**DATA EXCERPT**
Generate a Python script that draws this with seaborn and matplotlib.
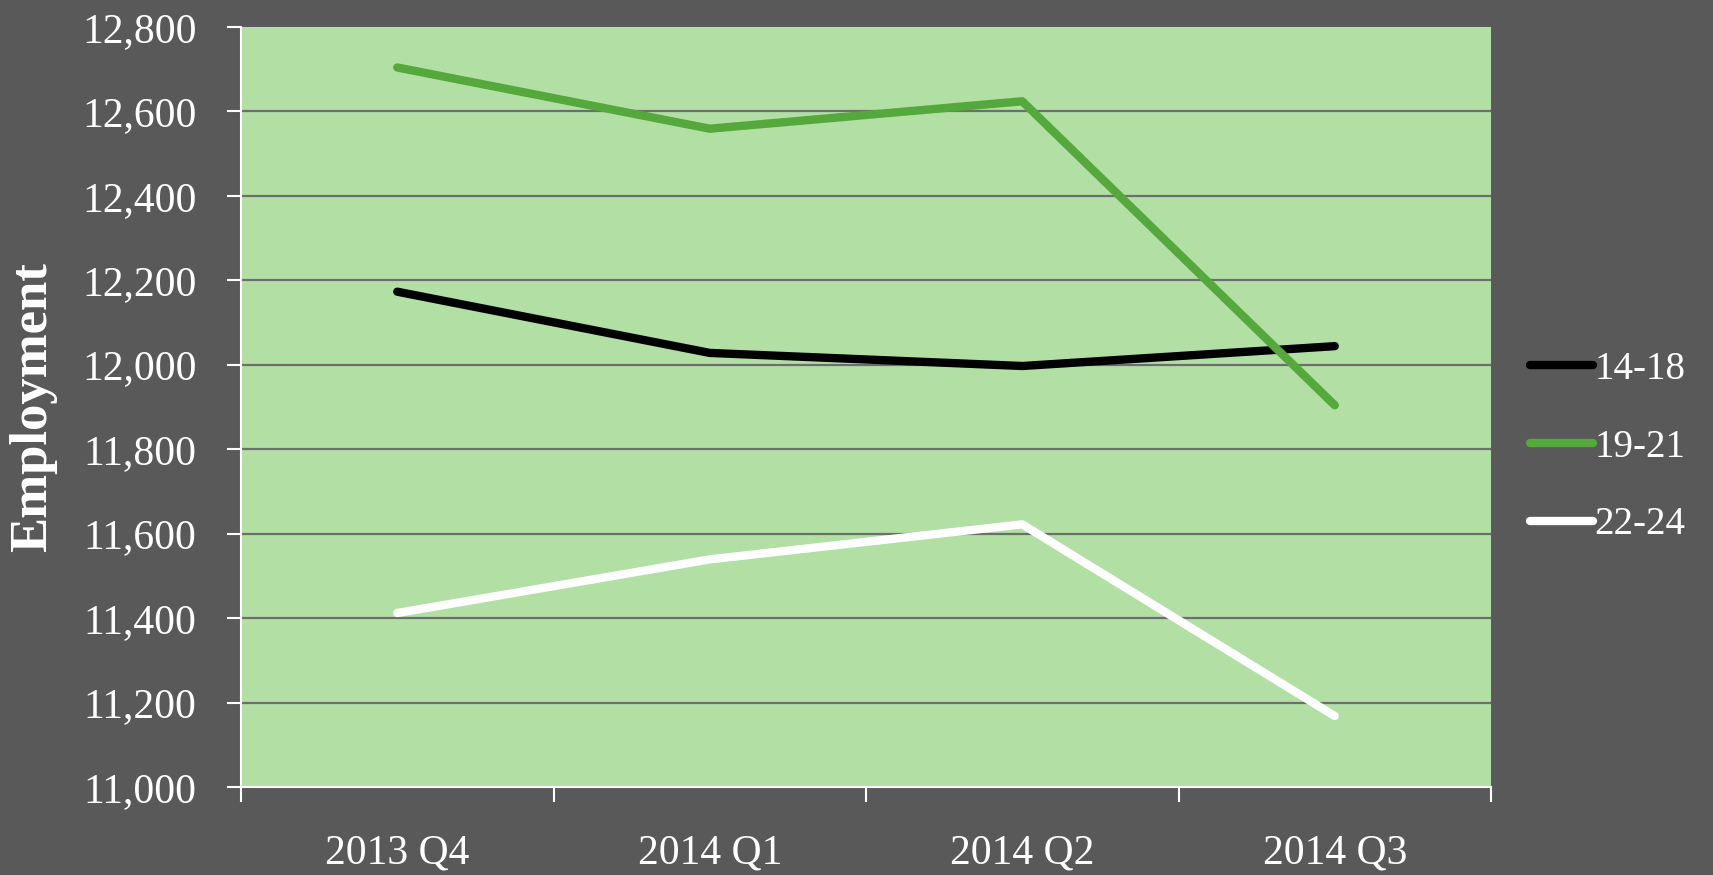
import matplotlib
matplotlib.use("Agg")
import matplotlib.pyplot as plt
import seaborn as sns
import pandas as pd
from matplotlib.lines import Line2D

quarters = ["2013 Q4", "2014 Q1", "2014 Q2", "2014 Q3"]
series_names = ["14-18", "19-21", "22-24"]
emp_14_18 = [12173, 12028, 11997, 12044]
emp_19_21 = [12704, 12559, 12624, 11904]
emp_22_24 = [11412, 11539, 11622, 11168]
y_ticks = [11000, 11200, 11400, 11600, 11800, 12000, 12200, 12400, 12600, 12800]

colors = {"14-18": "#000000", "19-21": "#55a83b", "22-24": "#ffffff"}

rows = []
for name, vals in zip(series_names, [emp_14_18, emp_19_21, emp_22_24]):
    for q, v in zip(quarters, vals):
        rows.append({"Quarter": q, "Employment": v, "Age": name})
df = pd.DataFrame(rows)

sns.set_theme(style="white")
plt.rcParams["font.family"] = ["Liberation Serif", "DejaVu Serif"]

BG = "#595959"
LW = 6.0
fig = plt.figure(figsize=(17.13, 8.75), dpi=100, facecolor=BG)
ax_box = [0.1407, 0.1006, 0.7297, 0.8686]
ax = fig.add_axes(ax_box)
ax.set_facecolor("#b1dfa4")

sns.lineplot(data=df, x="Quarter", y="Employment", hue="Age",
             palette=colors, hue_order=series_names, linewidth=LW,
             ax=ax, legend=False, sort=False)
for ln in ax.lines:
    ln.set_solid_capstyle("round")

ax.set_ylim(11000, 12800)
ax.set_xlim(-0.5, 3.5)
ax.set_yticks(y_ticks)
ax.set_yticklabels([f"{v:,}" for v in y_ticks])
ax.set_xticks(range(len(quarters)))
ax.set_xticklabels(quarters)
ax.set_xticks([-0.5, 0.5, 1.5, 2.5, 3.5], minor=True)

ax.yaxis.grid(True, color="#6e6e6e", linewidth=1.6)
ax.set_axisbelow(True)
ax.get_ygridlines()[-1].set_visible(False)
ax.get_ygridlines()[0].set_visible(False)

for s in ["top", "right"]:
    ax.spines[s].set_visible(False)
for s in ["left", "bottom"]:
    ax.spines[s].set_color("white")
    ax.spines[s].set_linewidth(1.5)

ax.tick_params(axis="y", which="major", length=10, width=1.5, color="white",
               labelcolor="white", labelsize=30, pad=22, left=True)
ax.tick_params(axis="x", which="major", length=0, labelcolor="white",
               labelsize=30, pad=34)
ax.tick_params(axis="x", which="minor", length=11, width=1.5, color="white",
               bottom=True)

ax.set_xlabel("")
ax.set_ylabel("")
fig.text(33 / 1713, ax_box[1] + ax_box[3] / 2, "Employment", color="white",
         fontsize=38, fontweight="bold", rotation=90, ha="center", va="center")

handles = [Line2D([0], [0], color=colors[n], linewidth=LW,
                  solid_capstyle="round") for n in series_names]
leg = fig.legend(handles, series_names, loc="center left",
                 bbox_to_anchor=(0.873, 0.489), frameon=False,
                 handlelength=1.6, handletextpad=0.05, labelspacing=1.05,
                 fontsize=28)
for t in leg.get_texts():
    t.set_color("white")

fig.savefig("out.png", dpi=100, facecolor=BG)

**WHAT TO DO**
Find how many lines of the listing include the string "seaborn" and give that number, nothing else.

**EXERCISE RESPONSE**
2